**TASK BRIEF**
Omit every picture, and retype the lines that run from the beginning of the data below through the line containing "(hsistem) at (738,38)", inclusive.
--------
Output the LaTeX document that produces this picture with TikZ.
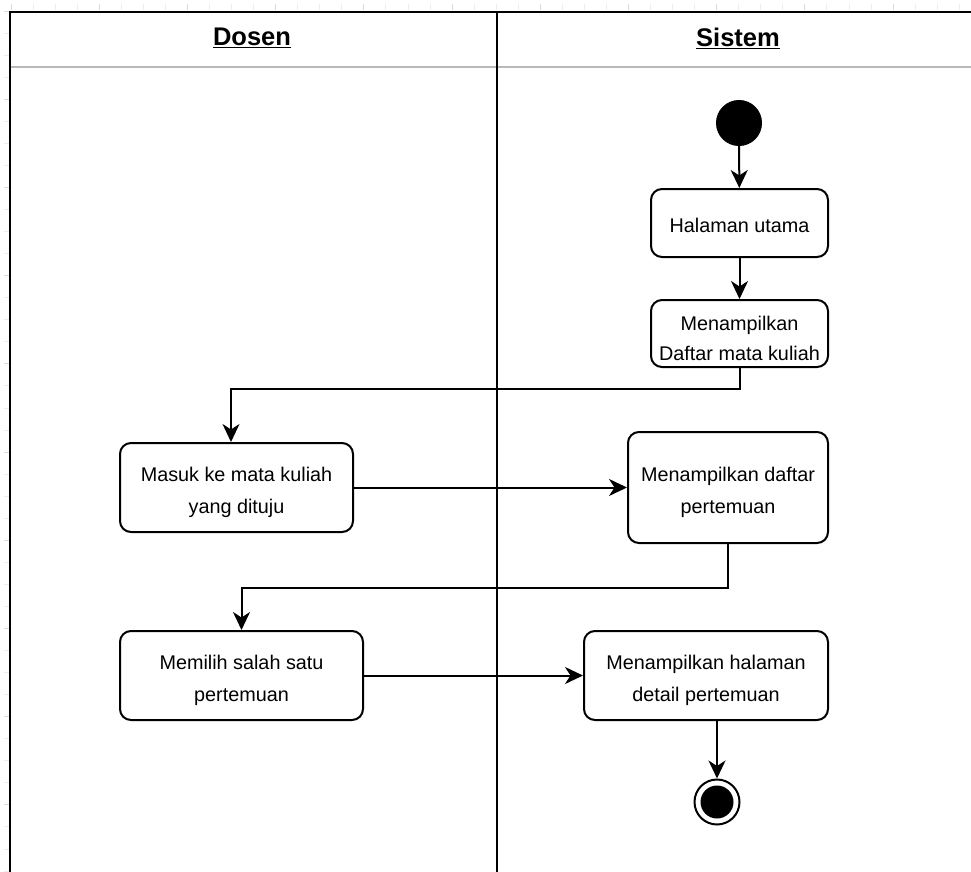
\documentclass[tikz,border=0pt]{standalone}
\usepackage{fontspec}
\setmainfont{Liberation Sans}
\usetikzlibrary{arrows.meta,positioning}

\tikzset{
  act/.style={draw=black, line width=2pt, rounded corners=11pt, fill=white,
    inner sep=0pt},
  acttext/.style={align=center, inner sep=0pt, yshift=-4.5pt,
    font=\fontsize{19.8}{32}\selectfont},
  flow/.style={draw=black, line width=2pt,
    -{Stealth[length=18pt,width=17pt,inset=5.5pt]}},
  lane/.style={draw=black, line width=2pt},
  lanehead/.style={font=\bfseries\fontsize{25.5}{30}\selectfont},
  gridtick/.style={draw=gray!14, line width=0.8pt},
  gridtickmajor/.style={draw=gray!28, line width=0.8pt}
}

\begin{document}
\begin{tikzpicture}[x=1pt, y=-1pt]
  \clip (0,0) rectangle (971,872);
  \useasboundingbox (0,0) rectangle (971,872);
  \fill[white] (0,0) rectangle (971,872);

  % faint canvas grid visible in the margins
  \foreach \i in {0,...,39} {
    \pgfmathsetmacro{\yy}{11+22.05*\i}
    \ifnum\numexpr\i-\i/4*4\relax=0
      \draw[gridtickmajor] (4,\yy) -- (9,\yy);
    \else
      \draw[gridtick] (4,\yy) -- (9,\yy);
    \fi
  }
  \foreach \i in {0,...,44} {
    \pgfmathsetmacro{\xx}{11+22.05*\i}
    \ifnum\numexpr\i-\i/4*4\relax=0
      \draw[gridtickmajor] (\xx,4) -- (\xx,10);
    \else
      \draw[gridtick] (\xx,4) -- (\xx,10);
    \fi
  }

  % swimlane frame
  \fill[white] (10,12) rectangle (990,890);
  \draw[draw=gray!55, line width=2.2pt] (10,67) -- (990,67);
  \draw[lane] (10,890) -- (10,12) -- (990,12);
  \draw[lane] (497,12) -- (497,890);

  \node[lanehead] (hdosen) at (252,38) {\underline{Dosen}};
  \node[lanehead] (hsistem) at (738,38) {\underline{Sistem}};

  % activity nodes
  \node[circle, fill=black, draw=black, line width=1pt, minimum size=45pt, inner sep=0pt] (start) at (739,123) {};
  \node[act, minimum width=177pt, minimum height=68pt,
        label={[acttext, yshift=2.5pt]center:Halaman utama}] (home) at (739.5,223) {};
  \node[act, minimum width=177pt, minimum height=67pt,
        label={[acttext, font=\fontsize{19.8}{30}\selectfont]center:Menampilkan\\Daftar mata kuliah}] (courses) at (739.5,333.5) {};
  \node[act, minimum width=233pt, minimum height=89pt,
        label={[acttext]center:Masuk ke mata kuliah\\yang dituju}] (enter) at (236.5,487.5) {};
  \node[act, minimum width=200pt, minimum height=111pt,
        label={[acttext]center:Menampilkan daftar\\pertemuan}] (meetings) at (728,487.5) {};
  \node[act, minimum width=243pt, minimum height=89pt,
        label={[acttext]center:Memilih salah satu\\pertemuan}] (choose) at (241.5,675.5) {};
  \node[act, minimum width=244pt, minimum height=89pt,
        label={[acttext]center:Menampilkan halaman\\detail pertemuan}] (detail) at (706,675.5) {};
  \node[circle, draw=black, line width=2pt, fill=white, minimum size=45pt, inner sep=0pt] (end) at (717,802) {};
  \fill[black] (end.center) circle (16.5);

  % control flow
  \draw[flow] (start) -- (home);
  \draw[flow] (home) -- (courses);
  \draw[flow] (courses.south) -- ++(0,21) -| ([xshift=-5.5pt]enter.north);
  \draw[flow] (enter) -- (meetings);
  \draw[flow] (meetings.south) -- ++(0,44) -| (choose.north);
  \draw[flow] (choose) -- (detail);
  \draw[flow] ([xshift=11pt]detail.south) -- (end);
\end{tikzpicture}
\end{document}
--------
**SOLVED PROBLEM**
Output the LaTeX document that produces this picture with TikZ.
\documentclass[tikz,border=0pt]{standalone}
\usepackage{fontspec}
\setmainfont{Liberation Sans}
\usetikzlibrary{arrows.meta,positioning}

\tikzset{
  act/.style={draw=black, line width=2pt, rounded corners=11pt, fill=white,
    inner sep=0pt},
  acttext/.style={align=center, inner sep=0pt, yshift=-4.5pt,
    font=\fontsize{19.8}{32}\selectfont},
  flow/.style={draw=black, line width=2pt,
    -{Stealth[length=18pt,width=17pt,inset=5.5pt]}},
  lane/.style={draw=black, line width=2pt},
  lanehead/.style={font=\bfseries\fontsize{25.5}{30}\selectfont},
  gridtick/.style={draw=gray!14, line width=0.8pt},
  gridtickmajor/.style={draw=gray!28, line width=0.8pt}
}

\begin{document}
\begin{tikzpicture}[x=1pt, y=-1pt]
  \clip (0,0) rectangle (971,872);
  \useasboundingbox (0,0) rectangle (971,872);
  \fill[white] (0,0) rectangle (971,872);

  % faint canvas grid visible in the margins
  \foreach \i in {0,...,39} {
    \pgfmathsetmacro{\yy}{11+22.05*\i}
    \ifnum\numexpr\i-\i/4*4\relax=0
      \draw[gridtickmajor] (4,\yy) -- (9,\yy);
    \else
      \draw[gridtick] (4,\yy) -- (9,\yy);
    \fi
  }
  \foreach \i in {0,...,44} {
    \pgfmathsetmacro{\xx}{11+22.05*\i}
    \ifnum\numexpr\i-\i/4*4\relax=0
      \draw[gridtickmajor] (\xx,4) -- (\xx,10);
    \else
      \draw[gridtick] (\xx,4) -- (\xx,10);
    \fi
  }

  % swimlane frame
  \fill[white] (10,12) rectangle (990,890);
  \draw[draw=gray!55, line width=2.2pt] (10,67) -- (990,67);
  \draw[lane] (10,890) -- (10,12) -- (990,12);
  \draw[lane] (497,12) -- (497,890);

  \node[lanehead] (hdosen) at (252,38) {\underline{Dosen}};
  \node[lanehead] (hsistem) at (738,38) {\underline{Sistem}};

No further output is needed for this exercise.